Rahul: As for me, it has been a fabulous experience working with Éric. I've been following Éric and Sanchez's group Deep Forest's work from early on. Éric's quite a legend in the tribal electronic genre. I feel collaborations will help me and my music grow. That's what led me in the past to collaborate with legendary musicians, jazz saxophonist Kenny G and pianist Richard Clayderman.
Can you talk about how you first collaborated on Deep India?
Rahul: Following earlier collaborations when I was presented with the opportunity to work with Éric I was excited. Because of both, the kind of musician and person he is. For Deep India, instead of homogenising it as Indian folk we were able to bring in the best folk artistes from Jammu and Kashmir, Rajasthan, Maharashtra and Coorg in Karnataka and infuse it all in one album.
Éric: You know when we did Deep India I hardly knew Rahul. When I was asked to listen to his santoor, I was gripped. It's a very beautiful instrument and Rahul's a very good musician. So things fell into place without any hiccup.
How do you ensure that one genre doesn't swamp or overwhelm the other? Is there some kind of understanding?
Éric: Rahul do you want to go first?
Rahul: No Éric you go first. I'll come in later.
Is that how you ensure the collaboration stays mutually accommodating?
(Both artistes laugh)
Éric: Down the years I've done a lot of music... almost from early childhood. In a sense one acquires the language of music. While it may look like that, it's not all planned and worked out. I compose and share the music with whoever I'm working with. We go back and forth several times and given our experience we know we have hit the 'sweet spot' when we do. I cannot explain the process. It is a miracle. You never know if something will work or not and one just goes on.

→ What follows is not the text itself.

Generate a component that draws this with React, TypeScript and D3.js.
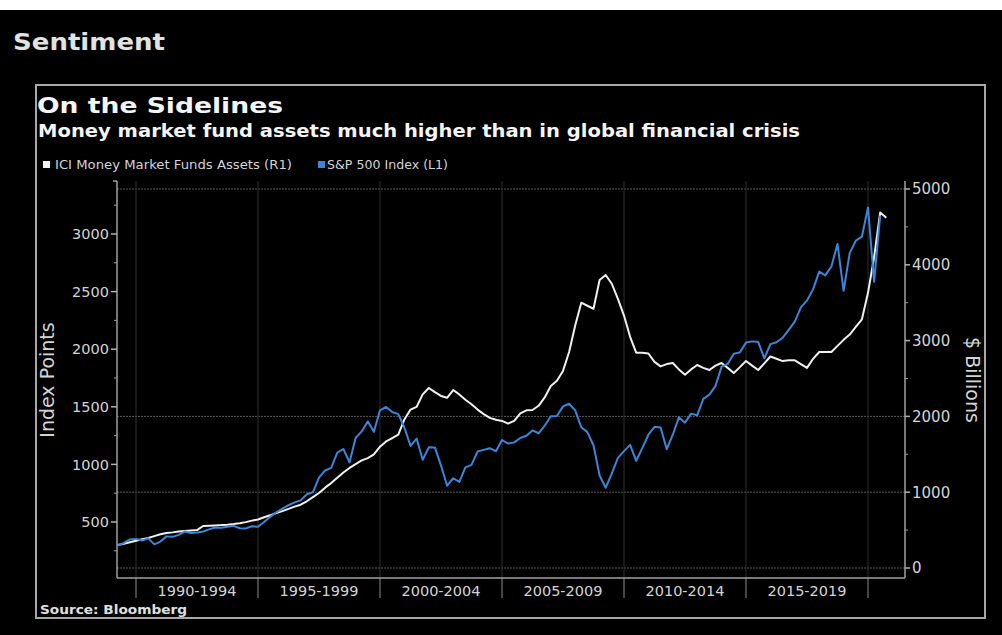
import React from 'react';
import * as d3 from 'd3';

// Quarter-end dates: year + quarter/4
const years = [1989,1990,1991,1992,1993,1994,1995,1996,1997,1998,1999,2000,2001,2002,2003,2004,2005,2006,2007,2008,2009,2010,2011,2012,2013,2014,2015,2016,2017,2018,2019,2020];
const quarterEnds = [0.25, 0.5, 0.75, 1.0];

// S&P 500 Index (L1), quarterly
const spx: (number | null)[] = [
  294.9, 317.98, 349.15, 353.4,
  339.94, 358.02, 306.05, 330.22,
  375.22, 371.16, 387.86, 417.09,
  403.69, 408.14, 417.8, 435.71,
  451.67, 450.53, 458.93, 466.45,
  445.77, 444.27, 462.69, 459.27,
  500.71, 544.75, 584.41, 615.93,
  645.5, 670.63, 687.33, 740.74,
  757.12, 885.14, 947.28, 970.43,
  1101.75, 1133.84, 1017.01, 1229.23,
  1286.37, 1372.71, 1282.71, 1469.25,
  1498.58, 1454.6, 1436.51, 1320.28,
  1160.33, 1224.42, 1040.94, 1148.08,
  1147.39, 989.82, 815.28, 879.82,
  848.18, 974.5, 995.97, 1111.92,
  1126.21, 1140.84, 1114.58, 1211.92,
  1180.59, 1191.33, 1228.81, 1248.29,
  1294.83, 1270.2, 1335.85, 1418.3,
  1420.86, 1503.35, 1526.75, 1468.36,
  1322.7, 1280.0, 1166.36, 903.25,
  797.87, 919.32, 1057.08, 1115.1,
  1169.43, 1030.71, 1141.2, 1257.64,
  1325.83, 1320.64, 1131.42, 1257.6,
  1408.47, 1362.16, 1440.67, 1426.19,
  1569.19, 1606.28, 1681.55, 1848.36,
  1872.34, 1960.23, 1972.29, 2058.9,
  2067.89, 2063.11, 1920.03, 2043.94,
  2059.74, 2098.86, 2168.27, 2238.83,
  2362.72, 2423.41, 2519.36, 2673.61,
  2640.87, 2718.37, 2913.98, 2506.85,
  2834.4, 2941.76, 2976.74, 3230.78,
  2584.59, 3160, null, null,
];

// ICI Money Market Funds Assets (R1), $ billions, quarterly
const ici: (number | null)[] = [
  303, 320, 340, 360,
  380, 395, 420, 445,
  462, 470, 480, 488,
  494, 500, 554, 558,
  562, 566, 572, 580,
  590, 605, 625, 640,
  670, 695, 725, 750,
  780, 810, 835, 880,
  935, 990, 1060, 1120,
  1190, 1260, 1320, 1370,
  1420, 1450, 1500, 1600,
  1670, 1715, 1760, 1960,
  2090, 2125, 2290, 2375,
  2320, 2270, 2245, 2348,
  2290, 2220, 2160, 2090,
  2030, 1980, 1955, 1940,
  1905, 1940, 2040, 2080,
  2085, 2140, 2250, 2400,
  2470, 2600, 2850, 3200,
  3500, 3460, 3420, 3800,
  3865, 3750, 3550, 3330,
  3050, 2840, 2840, 2830,
  2720, 2660, 2690, 2704,
  2620, 2550, 2620, 2678,
  2640, 2612, 2670, 2704,
  2640, 2572, 2650, 2731,
  2670, 2612, 2700, 2790,
  2760, 2730, 2740, 2740,
  2690, 2640, 2760, 2850,
  2850, 2850, 2930, 3010,
  3080, 3180, 3280, 3630,
  4100, 4690, 4620, null,
];

const periodLabels = ['1990-1994', '1995-1999', '2000-2004', '2005-2009', '2010-2014', '2015-2019'];
const periodBounds = [1990, 1995, 2000, 2005, 2010, 2015, 2020];
const leftTicks = [500, 1000, 1500, 2000, 2500, 3000];
const leftMinor = [250, 750, 1250, 1750, 2250, 2750, 3250];
const rightTicks = [0, 1000, 2000, 3000, 4000, 5000];
const rightMinor = [500, 1500, 2500, 3500, 4500];
const rightGrid = [0, 1000, 2000, 5000];

const W = 1002;
const H = 635;
const P = { left: 117, right: 905, top: 181, bottom: 578 };

const x = d3.scaleLinear().domain([1990, 2020]).range([136, 868]);
const yL = d3.scaleLinear().domain([0, 3000]).range([579.6, 234]);
const yR = d3.scaleLinear().domain([0, 5000]).range([568, 189]);

const dates: number[] = [];
years.forEach((yr) => quarterEnds.forEach((q) => dates.push(yr + q - 0.25 + 0.25)));

type Pt = { t: number; v: number | null };
const spxPts: Pt[] = dates.map((t, i) => ({ t, v: spx[i] ?? null }));
const iciPts: Pt[] = dates.map((t, i) => ({ t, v: ici[i] ?? null }));

const lineL = d3.line<Pt>().defined((d) => d.v != null).x((d) => x(d.t)).y((d) => yL(d.v as number));
const lineR = d3.line<Pt>().defined((d) => d.v != null).x((d) => x(d.t)).y((d) => yR(d.v as number));

const FONT = '"DejaVu Sans", Verdana, sans-serif';
const TXT = '#d4d4d4';

export default function App() {
  return (
    <svg width={W} height={H} style={{ position: 'absolute', left: 0, top: 0, display: 'block' }} fontFamily={FONT}>
      <rect x={0} y={0} width={W} height={H} fill="#000" />
      <rect x={0} y={0} width={W} height={10} fill="#fff" />
      <text x={13} y={50} fontSize={23} fontWeight="bold" fill="#e2e2e2" textLength={152} lengthAdjust="spacingAndGlyphs">Sentiment</text>
      <rect x={36} y={85} width={949} height={533} fill="none" stroke="#a8a8a8" strokeWidth={2} />
      <text x={37} y={113} fontSize={21} fontWeight="bold" fill="#f4f4f4" textLength={246} lengthAdjust="spacingAndGlyphs">On the Sidelines</text>
      <text x={38} y={137} fontSize={17.5} fontWeight="bold" fill="#f4f4f4" textLength={762} lengthAdjust="spacingAndGlyphs">Money market fund assets much higher than in global financial crisis</text>
      {/* legend */}
      <rect x={43} y={161} width={7} height={7} fill="#f2f2f2" />
      <text x={55} y={169} fontSize={11.5} fill={TXT} textLength={237} lengthAdjust="spacingAndGlyphs">ICI Money Market Funds Assets (R1)</text>
      <rect x={318} y={161} width={7} height={7} fill="#3a86d8" />
      <text x={327} y={169} fontSize={11.5} fill={TXT} textLength={121} lengthAdjust="spacingAndGlyphs">S&amp;P 500 Index (L1)</text>

      {/* grid */}
      {rightGrid.map((v) => (
        <line key={'g' + v} x1={P.left} x2={P.right} y1={yR(v)} y2={yR(v)} stroke="#5a5a5a" strokeWidth={1} strokeDasharray="2 1" />
      ))}
      {periodBounds.map((b) => (
        <g key={'pb' + b}>
          <line x1={x(b)} x2={x(b)} y1={P.top} y2={P.bottom} stroke="#2e2e2e" strokeWidth={1} />
          <line x1={x(b)} x2={x(b)} y1={P.bottom} y2={598} stroke="#8a8a8a" strokeWidth={1} />
        </g>
      ))}

      {/* axes */}
      <line x1={P.left} x2={P.right} y1={P.bottom} y2={P.bottom} stroke="#a0a0a0" strokeWidth={1.5} />
      <line x1={P.left} x2={P.left} y1={P.top} y2={P.bottom} stroke="#a0a0a0" strokeWidth={1.5} />
      <line x1={P.right} x2={P.right} y1={P.top} y2={P.bottom} stroke="#a0a0a0" strokeWidth={1.5} />
      <line x1={P.left - 4} x2={P.left} y1={P.top} y2={P.top} stroke="#a0a0a0" strokeWidth={1.5} />
      {leftTicks.map((v) => (
        <g key={'lt' + v}>
          <line x1={P.left - 6} x2={P.left} y1={yL(v)} y2={yL(v)} stroke="#b0b0b0" strokeWidth={1.5} />
          <text x={P.left - 8} y={yL(v)} dy="0.36em" textAnchor="end" fontSize={14.5} fill={TXT}>{v}</text>
        </g>
      ))}
      {leftMinor.map((v) => (
        <line key={'lm' + v} x1={P.left - 3} x2={P.left} y1={yL(v)} y2={yL(v)} stroke="#a0a0a0" strokeWidth={1} />
      ))}
      {rightTicks.map((v) => (
        <g key={'rt' + v}>
          <line x1={P.right} x2={P.right + 5} y1={yR(v)} y2={yR(v)} stroke="#b0b0b0" strokeWidth={1.5} />
          <text x={P.right + 7} y={yR(v)} dy="0.36em" textAnchor="start" fontSize={15} fill={TXT}>{v}</text>
        </g>
      ))}
      {rightMinor.map((v) => (
        <line key={'rm' + v} x1={P.right} x2={P.right + 3} y1={yR(v)} y2={yR(v)} stroke="#a0a0a0" strokeWidth={1} />
      ))}
      {periodLabels.map((lab, i) => (
        <text key={lab} x={(x(periodBounds[i]) + x(periodBounds[i + 1])) / 2} y={596} textAnchor="middle" fontSize={14.5} fill={TXT}>{lab}</text>
      ))}
      <text transform={`translate(54,380) rotate(-90)`} textAnchor="middle" fontSize={19} fill={TXT}>Index Points</text>
      <text transform={`translate(966,380) rotate(90)`} textAnchor="middle" fontSize={19} fill={TXT}>$ Billions</text>

      {/* series */}
      <path d={lineR(iciPts) || ''} fill="none" stroke="#f0f0f0" strokeWidth={2} strokeLinejoin="round" />
      <path d={lineL(spxPts) || ''} fill="none" stroke="#3a86d8" strokeWidth={2} strokeLinejoin="round" />

      <text x={40} y={614} fontSize={11.5} fontWeight="bold" fill="#e0e0e0" textLength={147} lengthAdjust="spacingAndGlyphs">Source: Bloomberg</text>
    </svg>
  );
}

Rahul: You know creativity is not like a continuous flow. It happens over a certain time... a few hours in a day. If something gets thrown at you at that time and you respond, something strikes and you go, "Wow! What was that?" Then you want to take it further, add a raga, shift scales or pitch. Ultimately, one needs to understand composing is a knack. You can learn to play with reading or a teacher, but when you're composing, it comes from within. That temptation to create something new and different can push you. The response we keep getting on various social media with 50-60,000 hits for some Deep India tracks only reaffirms that it is working.
Are there instances when you get something just perfect and you're yourself left wondering where that came from?
Rahul: Yeah, that can happen. If you are lucky, you remember the phrase you just played or have a recording. If not, you go back and start from scratch. When we began working together I'd send him some melodic lines via the internet and Éric would respond adding his bit. I'd be like, "Wow! I never imagined it could sound like this too!'
Éric: I would have to agree. Pleasant accidents are a big part of creativity. You get distracted, make a mistake and sometimes just like that you get a very different feel to what's emerged. When I'm composing I look forward to such accidents and that can happen only for a few minutes every day, like Rahul said. To get there, one should practise and polish one's craft and keep at it. Of course, technology has made things easier. One can hit a button and the computer will just record unlike the 20 minute tapes before.
When we talk of electronica, genres like trance and mash-ups come to mind. But you like ethnic electronica with folk elements.
Éric: As a teen, electronica was the in-thing. There was just no trance. It was all ambient music. Today, we can't think of a world without club and trance. I think every generation has its own thing (laughs). For me, electronica is a way to use the synthesizer, and the sequencer and a way to compose music using technical things like sampling, analog and digital sounds. Of course, trance is a part of it, and I will play trance too, but for me electronica is far much wider than that narrow space. Even when I collaborate, I'm not incorporating but actually trying to build something new with the elements at hand. Unfortunately in Valenciennes, France, where I was born, we don't have a tradition of ethnic roots in music like say in Africa or India, so that's what draws me.
Rahul, what is it like for you to work with electronica, a relatively younger music, considering you are a legatee of the santoor
Rahul: When I began as a school-kid my dad had bought me a small Casio. And you shouldn't forget the omnipresent harmonium, which is such an integral part of our music, is an older distant cousin of the keyboard. While composing for films I have often resorted to it. So, like I've been taught by guru and father Pt Shivkumar Sharma, it is all about creating music, irrespective of instrument and style.